THIS IS WHERE I TALK ABOUT THINGS THAT ARE AVERAGE IN MY LIFE. OR RANDOM THINGS IN MY LIFE THAT I THINK SHOULD BE HERE. ENJOY YOUR STAY.

On Hiatus: Sincere apologies.

For those who are subscribed to me and read these, I regret to inform you all that I will be on hiatus for a while. Things aren't too swell right now. We finally got internet at the new house, yes, but a lot of other things have been going on as well.

With us still not fully settled in yet, there's a lot of stress, and sure as luck would have it...not long after moving in, we had to say our goodbyes to a dear family member. I know that many don't consider pets as family, but there are also a fair amount of people who do. We are some of those who consider them to be family. Our nine year old German Shepherd, Sasha, had to be put down because her Degenerative Myelopathy had progressed so much that she wasn't able to properly walk anymore, and was so numb that she didn't know she needed to urinate, so she was holding it in, thus causing kidney problems. A day before we took her to get euthanized, she looked at us with sad, tired eyes as if she were trying her best to tell us she didn't want to struggle anymore and was ready...so we took her in the next day.
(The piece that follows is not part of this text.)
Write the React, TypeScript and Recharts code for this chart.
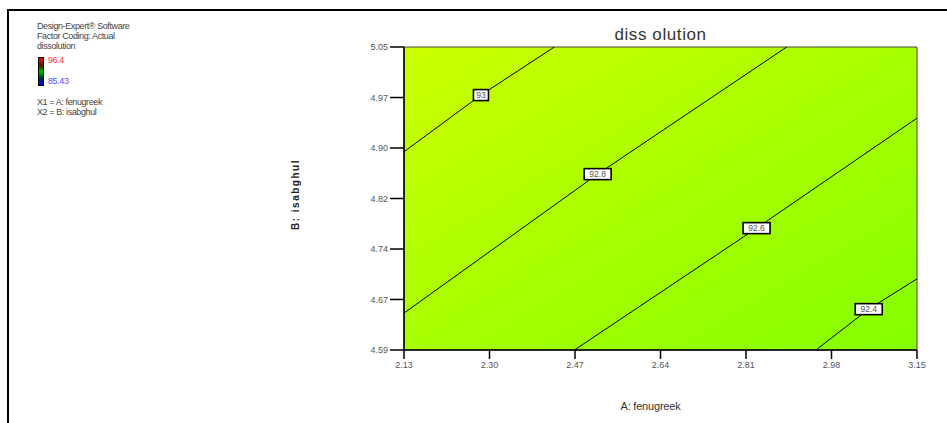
import React from 'react';
import {
  ComposedChart, Line, Scatter, XAxis, YAxis, ReferenceArea
} from 'recharts';

// axis ticks (A: fenugreek, B: isabghul)
const xTicks = [2.13, 2.30, 2.47, 2.64, 2.81, 2.98, 3.15];
const yTicks = [4.59, 4.6667, 4.7433, 4.82, 4.8967, 4.9733, 5.05];

// contour levels of dissolution, with the point where each level is labelled
const contourLevels = ['93', '92.8', '92.6', '92.4'];
const contour93 = [{ x: 2.13, y: 4.891 }, { x: 2.283, y: 4.977 }, { x: 2.429, y: 5.05 }];
const contour928 = [{ x: 2.13, y: 4.646 }, { x: 2.515, y: 4.857 }, { x: 2.891, y: 5.05 }];
const contour926 = [{ x: 2.469, y: 4.59 }, { x: 2.831, y: 4.775 }, { x: 3.15, y: 4.942 }];
const contour924 = [{ x: 2.949, y: 4.59 }, { x: 3.054, y: 4.652 }, { x: 3.15, y: 4.698 }];
const contours = [contour93, contour928, contour926, contour924];

// legend text
const legendLines = ['Design-Expert® Software', 'Factor Coding: Actual', 'dissolution'];
const rangeHigh = '96.4';
const rangeLow = '85.43';
const factorLines = ['X1 = A: fenugreek', 'X2 = B: isabghul'];

const FONT = '"Liberation Sans", Arial, sans-serif';

const labelPoints = contours.map((pts, i) => ({ ...pts[1], level: contourLevels[i] }));

function LevelLabel(props: any) {
  const { cx, cy, payload } = props;
  const w = payload.level.length * 6 + 3;
  const h = 11;
  return (
    <g>
      <rect x={cx - w / 2} y={cy - h / 2} width={w} height={h} fill="#fff" stroke="#000" strokeWidth={1.6} />
      <text x={cx} y={cy + 3} textAnchor="middle" fontSize={8.5} fontFamily={FONT} fill="#555">
        {payload.level}
      </text>
    </g>
  );
}

export default function App() {
  return (
    <div style={{ position: 'absolute', left: 0, top: 0, width: 947, height: 423, background: '#fff', fontFamily: FONT }}>
      {/* frame */}
      <div style={{ position: 'absolute', left: 7, top: 9, width: 940, height: 414, borderLeft: '2px solid #000', borderTop: '2px solid #000' }} />

      {/* legend block */}
      <div style={{ position: 'absolute', left: 37, top: 21, fontSize: 9, lineHeight: '10px', color: '#444', letterSpacing: -0.4 }}>
        {legendLines.map((t) => <div key={t}>{t}</div>)}
      </div>
      <div style={{
        position: 'absolute', left: 38, top: 57, width: 4, height: 27, border: '1px solid #000',
        background: 'linear-gradient(to bottom, #ff0000 0%, #402000 30%, #00c000 50%, #003030 75%, #0000ff 100%)'
      }} />
      <div style={{ position: 'absolute', left: 48, top: 55, fontSize: 9, color: '#ff3030', letterSpacing: -0.4 }}>{rangeHigh}</div>
      <div style={{ position: 'absolute', left: 48, top: 76, fontSize: 9, color: '#5050ff', letterSpacing: -0.4 }}>{rangeLow}</div>
      <div style={{ position: 'absolute', left: 37, top: 97, fontSize: 9, lineHeight: '10px', color: '#444', letterSpacing: -0.4 }}>
        {factorLines.map((t) => <div key={t}>{t}</div>)}
      </div>

      {/* titles */}
      <div style={{ position: 'absolute', left: 404, width: 513, top: 25, textAlign: 'center', fontSize: 17, color: '#333', letterSpacing: 0.6 }}>
        diss olution
      </div>
      <div style={{ position: 'absolute', left: 404, width: 493, top: 400, textAlign: 'center', fontSize: 11, color: '#333', letterSpacing: -0.2 }}>
        A: fenugreek
      </div>
      <div style={{
        position: 'absolute', left: 255, top: 189, width: 80, textAlign: 'center', fontSize: 10, fontWeight: 'bold',
        color: '#222', letterSpacing: 1.5, transform: 'rotate(-90deg)'
      }}>
        B: isabghul
      </div>

      <div style={{ position: 'absolute', left: 0, top: 0 }}>
        <ComposedChart width={947} height={423} margin={{ top: 47, right: 30, left: 0, bottom: 0 }}>
          <defs>
            <linearGradient id="surface" x1="0" y1="0" x2="1" y2="1">
              <stop offset="0%" stopColor="#ccff00" />
              <stop offset="50%" stopColor="#a8ff00" />
              <stop offset="100%" stopColor="#84ff00" />
            </linearGradient>
          </defs>
          <XAxis
            type="number" dataKey="x" domain={[2.13, 3.15]} ticks={xTicks} allowDataOverflow
            height={73} tickSize={9} tickMargin={3}
            tickFormatter={(v: number) => v.toFixed(2)}
            tick={{ fontSize: 9, fill: '#555', fontFamily: FONT }}
            axisLine={{ stroke: '#000', strokeWidth: 1.5 }}
            tickLine={{ stroke: '#000', strokeWidth: 1.5 }}
          />
          <YAxis
            type="number" dataKey="y" domain={[4.59, 5.05]} ticks={yTicks} allowDataOverflow
            width={404} tickSize={14} tickMargin={2}
            tickFormatter={(v: number) => v.toFixed(2)}
            tick={{ fontSize: 9, fill: '#555', fontFamily: FONT }}
            axisLine={{ stroke: '#000', strokeWidth: 1.5 }}
            tickLine={{ stroke: '#000', strokeWidth: 1.5 }}
          />
          <ReferenceArea x1={2.13} x2={3.15} y1={4.59} y2={5.05} fill="url(#surface)" fillOpacity={1} stroke="#444" strokeWidth={1} />
          {contours.map((pts, i) => (
            <Line
              key={contourLevels[i]} data={pts} dataKey="y" type="linear"
              stroke="#000" strokeWidth={1} dot={false} isAnimationActive={false}
            />
          ))}
          <Scatter data={labelPoints} dataKey="y" shape={<LevelLabel />} isAnimationActive={false} />
        </ComposedChart>
      </div>
    </div>
  );
}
My mother, stepfather and myself were all there when it happened, and I need to clarify...I thought it was hard to lose a pet when you didn't get the chance to say goodbye, but it is far more difficult when you're right there saying goodbye to them, and you see the moment they leave this world in their eyes.

Sasha was one of my best friends, and at present, I am still thoroughly heartbroken that she is no longer with us in the physical world. I know she's no longer suffering, and for that I am grateful, but the selfish side of me wishes she were still here.

On top of that, I've also just recently gotten into a new relationship, and I mean COMPLETELY new...and I find myself already second guessing it, for reasons I won't mention...I can only hope I'm over thinking.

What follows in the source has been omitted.